The measure, backed by Quinn, passed over a veto by Mayor Mike Bloomberg. Bloomberg has made a lot of headlines with his social liberal nanny-state-ism, but he remains mostly a moderate on this sort of bread-and-butter business-climate issue; it can and will get a lot worse for New Yorkers if Quinn or one of the other Democratic aspirants becomes the first Democratic Mayor of New York since David Dinkins was run out of town on a rail in 1993, kicking off the city’s economic, safety and quality-of-life renaissance.
Employment discrimination law is already a costly and dysfunctional mess, but at least there are legitimate reasons why we tolerate some of that in the name of deterring, say, racial discrimination. But being unemployed is not any sort of immutable characteristic subject to historic claims of discrimination, and what’s more, some people are unemployed for good reasons that should set off prospective employers’ alarm bells. It’s in the self-interest of any employer to tell the difference between those applicants and people who got blindsided by a bad economy – and historically, when the job market heats up, employers get a lot less picky about hiring people who have been out of work. But creating a new right to sue for damages is a serious deterrent to hiring, given that each new job opening could potentially lead to multiple lawsuits, to say nothing of the levels of legal review that must be added to protect companies against such suits in advance.
New York City is alone in taking this step, but not for lack of trying by liberals characteristically oblivious to consequences:

Unemployment-discrimination laws have been floated around the country in recent years. President Barack Obama proposed one in 2011, and New Jersey, Oregon, and Washington, D.C., have passed laws barring jobs ads that say applicants must be employed. New Jersey, which enacted the first such measure in 2011, has cited at least one company for an ad that excluded jobless applicants, its state Labor Department says.
But the concept has hit roadblocks in other states. California Gov. Jerry Brown vetoed an unemployment-discrimination measure last fall, indicating he wasn’t happy with changes made to it. At least 15 other states have considered the idea but haven’t enacted it.
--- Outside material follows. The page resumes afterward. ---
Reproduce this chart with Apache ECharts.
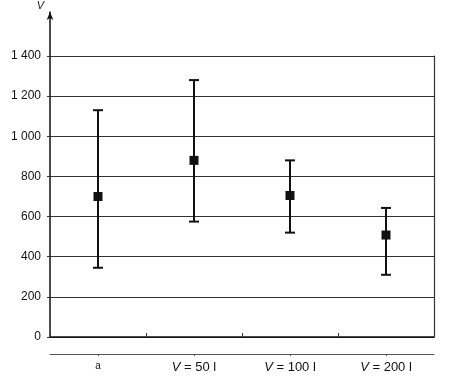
<!DOCTYPE html>
<html>
<head>
<meta charset="utf-8">
<script src="https://cdn.jsdelivr.net/npm/echarts@6/dist/echarts.min.js"></script>
<style>html,body{margin:0;padding:0;background:#fff;}#c{width:451px;height:378px;}</style>
</head>
<body>
<div id="c"></div>
<script>
const categories = ['a', 'V = 50 l', 'V = 100 l', 'V = 200 l'];
const means = [700, 880, 705, 508];
const lows = [345, 575, 520, 310];
const highs = [1130, 1280, 880, 643];
const yTicks = [0, 200, 400, 600, 800, 1000, 1200, 1400];

const chart = echarts.init(document.getElementById('c'));
const font = '"Liberation Sans", Arial, sans-serif';
const ink = '#111';

const option = {
  animation: false,
  backgroundColor: '#fff',
  grid: [
    { left: 50, right: 17, top: 56, bottom: 41 },
    { left: 50, width: 10, top: 12, bottom: 41 }
  ],
  xAxis: [
    {
      gridIndex: 0, type: 'category', data: categories, boundaryGap: true,
      axisLine: { show: true, lineStyle: { color: ink, width: 1.5 } },
      axisTick: { show: true, inside: true, length: 4, lineStyle: { color: '#333' } },
      axisLabel: { show: false },
      splitLine: { show: false }
    },
    {
      gridIndex: 0, type: 'category', data: categories, position: 'bottom', offset: 17,
      axisLine: { show: true, onZero: false, lineStyle: { color: '#555', width: 1 } },
      axisTick: { show: true, alignWithLabel: true, length: 2, lineStyle: { color: '#555' } },
      axisLabel: {
        show: true, margin: 7, color: '#111', fontFamily: font, fontSize: 13,
        formatter: function (v) {
          if (v.charAt(0) === 'V') return '{i|V}' + v.slice(1);
          return '{s|' + v + '}';
        },
        rich: {
          i: { fontStyle: 'italic', fontFamily: font, fontSize: 13, color: '#111' },
          s: { fontFamily: font, fontSize: 10, color: '#111' }
        }
      }
    },
    { gridIndex: 1, type: 'value', show: false, min: 0, max: 1 }
  ],
  yAxis: [
    {
      gridIndex: 0, type: 'value', min: 0, max: 1400, interval: 200,
      axisLine: { show: false },
      axisTick: { show: true, length: 3, lineStyle: { color: '#333' } },
      axisLabel: {
        margin: 9, color: '#111', fontFamily: font, fontSize: 12,
        formatter: function (v) {
          return v >= 1000 ? Math.floor(v / 1000) + ' ' + String(v % 1000).padStart(3, '0') : String(v);
        }
      },
      splitLine: { show: true, lineStyle: { color: '#333', width: 1 } }
    },
    {
      gridIndex: 0, type: 'value', min: 0, max: 1400, position: 'right',
      axisLine: { show: true, lineStyle: { color: '#333', width: 1.2 } },
      axisTick: { show: false }, axisLabel: { show: false }, splitLine: { show: false }
    },
    {
      gridIndex: 1, type: 'value', min: 0, max: 1, position: 'left',
      name: 'V', nameLocation: 'end', nameGap: 1,
      nameTextStyle: { fontStyle: 'italic', fontFamily: font, fontSize: 11, color: '#222', align: 'right', padding: [0, 6, 0, 0] },
      axisLine: { show: true, symbol: ['none', 'arrow'], symbolSize: [5, 8], lineStyle: { color: ink, width: 1.5 } },
      axisTick: { show: false }, axisLabel: { show: false }, splitLine: { show: false }
    }
  ],
  series: [
    {
      type: 'custom', xAxisIndex: 0, yAxisIndex: 0,
      data: categories.map(function (c, i) { return [i, lows[i], highs[i], means[i]]; }),
      renderItem: function (params, api) {
        const x = api.value(0);
        const pLo = api.coord([x, api.value(1)]);
        const pHi = api.coord([x, api.value(2)]);
        const pM = api.coord([x, api.value(3)]);
        const cap = 5, half = 4.5;
        const st = { stroke: ink, lineWidth: 2 };
        return {
          type: 'group',
          children: [
            { type: 'line', shape: { x1: pLo[0], y1: pLo[1], x2: pHi[0], y2: pHi[1] }, style: st },
            { type: 'line', shape: { x1: pHi[0] - cap, y1: pHi[1], x2: pHi[0] + cap, y2: pHi[1] }, style: st },
            { type: 'line', shape: { x1: pLo[0] - cap, y1: pLo[1], x2: pLo[0] + cap, y2: pLo[1] }, style: st },
            { type: 'rect', shape: { x: pM[0] - half, y: pM[1] - half, width: 2 * half, height: 2 * half }, style: { fill: ink } }
          ]
        };
      }
    }
  ]
};
chart.setOption(option);
</script>
</body>
</html>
We are in the midst of an era of unchained liberal hubris, the likes of which we haven’t seen since the 1970s. If Christine Quinn becomes the Mayor, expect New York to adopt still more ideas too pie-in-the-sky liberal for Jerry Brown or Mike Bloomberg.

Ahead of His Time

Those of us who supported Rick Perry over Mitt Romney in 2012 can take a small measure of vindication in this look at how Perry was ahead of the curve on immigration, education, entitlements and other issues in terms of anticipating where the GOP would be headed next. That’s without even mentioning Perry’s tax plan or his stances on Turkey and Syria.
If Perry had been the nominee in 2012, it’s hard to see what states he loses that Romney won; the worst that happens is that he ends up more or less with the same electoral results as Romney and possibly a worse popular vote margin. But how the race’s dynamics unfold? That’s unknowable. On the upside, we’re finally done with Romney, and can have a Romney-less contested primary for the first time since 2000.
Perry has an outstanding record and resume, but my sense is that he’s best off playing Goldwater to the next nominee’s Reagan rather than trying to run again himself. There’s plenty of younger talent ready to go, and he’d have an uphill battle to unmake his first impression.

Operational Issues

So, I’m still trying to get the comments section fixed, it seems of late that real comments are going to the junk folder (just finally got through that and approved a bunch of old ones, sorry about that) while tons of spam is getting through.
I’m also experimenting with some changes to the font and other layout items, but nothing too dramatic, I promise.
PS – what really threw me is not even getting email alerts of the comments that got sent to the junk file after I slightly increased the aggressiveness of the spam filter.